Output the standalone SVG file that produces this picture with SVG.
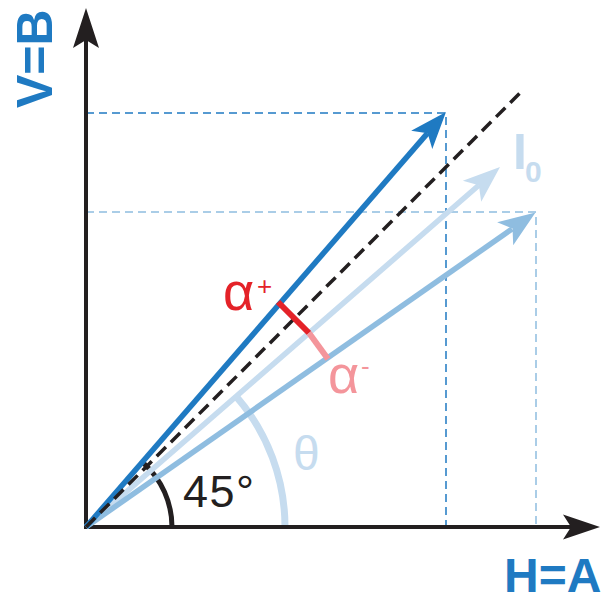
<svg xmlns="http://www.w3.org/2000/svg" width="608" height="601" viewBox="0 0 608 601">
<style>
.ax{stroke:#231f20;stroke-width:4;fill:none}
.dkb{stroke:#1f7ac2;stroke-width:5.5;fill:none}
.ltb{stroke:#c6dcef;stroke-width:5.5;fill:none}
.mdb{stroke:#8fbde0;stroke-width:5.5;fill:none}
.lbl{font-family:"Liberation Sans",Arial,sans-serif}
.bold{font-weight:bold}
</style>
<rect width="608" height="601" fill="#fff"/>
<g id="guides">
<path d="M86,113 H446 V527" stroke="#1f7ac2" stroke-width="1.5" stroke-dasharray="8,5" fill="none"/>
<path d="M86,212 H536 V527" stroke="#8fbde0" stroke-width="1.5" stroke-dasharray="8,5" fill="none"/>
</g>
<g id="angles">
<path d="M285,527 A199,199 0 0,0 236.3,396.6" stroke="#c6dcef" stroke-width="7" fill="none"/>
<path d="M172,527 A86,86 0 0,0 143.5,463.1" stroke="#231f20" stroke-width="5" fill="none"/>
</g>
<g id="connectors">
<g id="axis-v"><line class="ax" x1="86" y1="529" x2="86" y2="40"/><path d="M86,8 L99,48 L86,40 L73,48 Z" fill="#231f20"/></g>
<g id="axis-h"><line class="ax" x1="84" y1="527" x2="572" y2="527"/><path d="M600,527 L563,514.5 L571,527 L563,539.5 Z" fill="#231f20"/></g>
<g id="vec-I0"><line class="ltb" x1="86" y1="527" x2="478.8" y2="185.3"/><path d="M0,0 L-37,-14 L-28,0 L-37,14 Z" fill="#c6dcef" transform="translate(500,167) rotate(-40.93)"/></g>
<g id="vec-minus"><line class="mdb" x1="86" y1="527" x2="512.1" y2="228.9"/><path d="M0,0 L-37,-14 L-28,0 L-37,14 Z" fill="#8fbde0" transform="translate(535.5,212.5) rotate(-34.97)"/></g>
<g id="vec-plus"><line class="dkb" x1="86" y1="527" x2="427.6" y2="133.1"/><path d="M0,0 L-37,-14 L-28,0 L-37,14 Z" fill="#1f7ac2" transform="translate(446,112) rotate(-48.99)"/></g>
<line id="diag45" x1="86" y1="527" x2="520" y2="93" stroke="#231f20" stroke-width="3.5" stroke-dasharray="13,7"/>
<line id="alpha-plus-seg" x1="278" y1="302" x2="309" y2="333" stroke="#e42228" stroke-width="6"/>
<line id="alpha-minus-seg" x1="309" y1="333" x2="328" y2="359" stroke="#f4959b" stroke-width="6"/>
</g>
<g id="labels">
<text class="lbl" x="223" y="310" font-size="54" fill="#e42228">α</text>
<text class="lbl" x="257" y="295" font-size="26" fill="#e42228">+</text>
<text class="lbl" x="328" y="393" font-size="54" fill="#f4959b">α</text>
<text class="lbl" x="361" y="375" font-size="26" fill="#f4959b">-</text>
<text class="lbl" x="293" y="470" font-size="48" fill="#c6dcef">θ</text>
<text class="lbl" x="183" y="507" font-size="45" letter-spacing="1.5" fill="#231f20">45°</text>
<text class="lbl bold" x="513" y="169" font-size="50" fill="#c6dcef">I</text>
<text class="lbl bold" x="525" y="182" font-size="30" fill="#c6dcef">0</text>
<text class="lbl bold" x="504" y="592" font-size="48" fill="#1f7ac2">H=A</text>
<text class="lbl bold" transform="translate(52,108) rotate(-90)" font-size="50" fill="#1f7ac2">V=B</text>
</g>
</svg>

##########

All of the material above is to be copied exactly, except for its images.

Output the standalone SVG file that produces this picture with SVG.
<svg xmlns="http://www.w3.org/2000/svg" width="608" height="601" viewBox="0 0 608 601">
<style>
.ax{stroke:#231f20;stroke-width:4;fill:none}
.dkb{stroke:#1f7ac2;stroke-width:5.5;fill:none}
.ltb{stroke:#c6dcef;stroke-width:5.5;fill:none}
.mdb{stroke:#8fbde0;stroke-width:5.5;fill:none}
.lbl{font-family:"Liberation Sans",Arial,sans-serif}
.bold{font-weight:bold}
</style>
<rect width="608" height="601" fill="#fff"/>
<g id="guides">
<path d="M86,113 H446 V527" stroke="#1f7ac2" stroke-width="1.5" stroke-dasharray="8,5" fill="none"/>
<path d="M86,212 H536 V527" stroke="#8fbde0" stroke-width="1.5" stroke-dasharray="8,5" fill="none"/>
</g>
<g id="angles">
<path d="M285,527 A199,199 0 0,0 236.3,396.6" stroke="#c6dcef" stroke-width="7" fill="none"/>
<path d="M172,527 A86,86 0 0,0 143.5,463.1" stroke="#231f20" stroke-width="5" fill="none"/>
</g>
<g id="connectors">
<g id="axis-v"><line class="ax" x1="86" y1="529" x2="86" y2="40"/><path d="M86,8 L99,48 L86,40 L73,48 Z" fill="#231f20"/></g>
<g id="axis-h"><line class="ax" x1="84" y1="527" x2="572" y2="527"/><path d="M600,527 L563,514.5 L571,527 L563,539.5 Z" fill="#231f20"/></g>
<g id="vec-I0"><line class="ltb" x1="86" y1="527" x2="478.8" y2="185.3"/><path d="M0,0 L-37,-14 L-28,0 L-37,14 Z" fill="#c6dcef" transform="translate(500,167) rotate(-40.93)"/></g>
<g id="vec-minus"><line class="mdb" x1="86" y1="527" x2="512.1" y2="228.9"/><path d="M0,0 L-37,-14 L-28,0 L-37,14 Z" fill="#8fbde0" transform="translate(535.5,212.5) rotate(-34.97)"/></g>
<g id="vec-plus"><line class="dkb" x1="86" y1="527" x2="427.6" y2="133.1"/><path d="M0,0 L-37,-14 L-28,0 L-37,14 Z" fill="#1f7ac2" transform="translate(446,112) rotate(-48.99)"/></g>
<line id="diag45" x1="86" y1="527" x2="520" y2="93" stroke="#231f20" stroke-width="3.5" stroke-dasharray="13,7"/>
<line id="alpha-plus-seg" x1="278" y1="302" x2="309" y2="333" stroke="#e42228" stroke-width="6"/>
<line id="alpha-minus-seg" x1="309" y1="333" x2="328" y2="359" stroke="#f4959b" stroke-width="6"/>
</g>
<g id="labels">
<text class="lbl" x="223" y="310" font-size="54" fill="#e42228">α</text>
<text class="lbl" x="257" y="295" font-size="26" fill="#e42228">+</text>
<text class="lbl" x="328" y="393" font-size="54" fill="#f4959b">α</text>
<text class="lbl" x="361" y="375" font-size="26" fill="#f4959b">-</text>
<text class="lbl" x="293" y="470" font-size="48" fill="#c6dcef">θ</text>
<text class="lbl" x="183" y="507" font-size="45" letter-spacing="1.5" fill="#231f20">45°</text>
<text class="lbl bold" x="513" y="169" font-size="50" fill="#c6dcef">I</text>
<text class="lbl bold" x="525" y="182" font-size="30" fill="#c6dcef">0</text>
<text class="lbl bold" x="504" y="592" font-size="48" fill="#1f7ac2">H=A</text>
<text class="lbl bold" transform="translate(52,108) rotate(-90)" font-size="50" fill="#1f7ac2">V=B</text>
</g>
</svg>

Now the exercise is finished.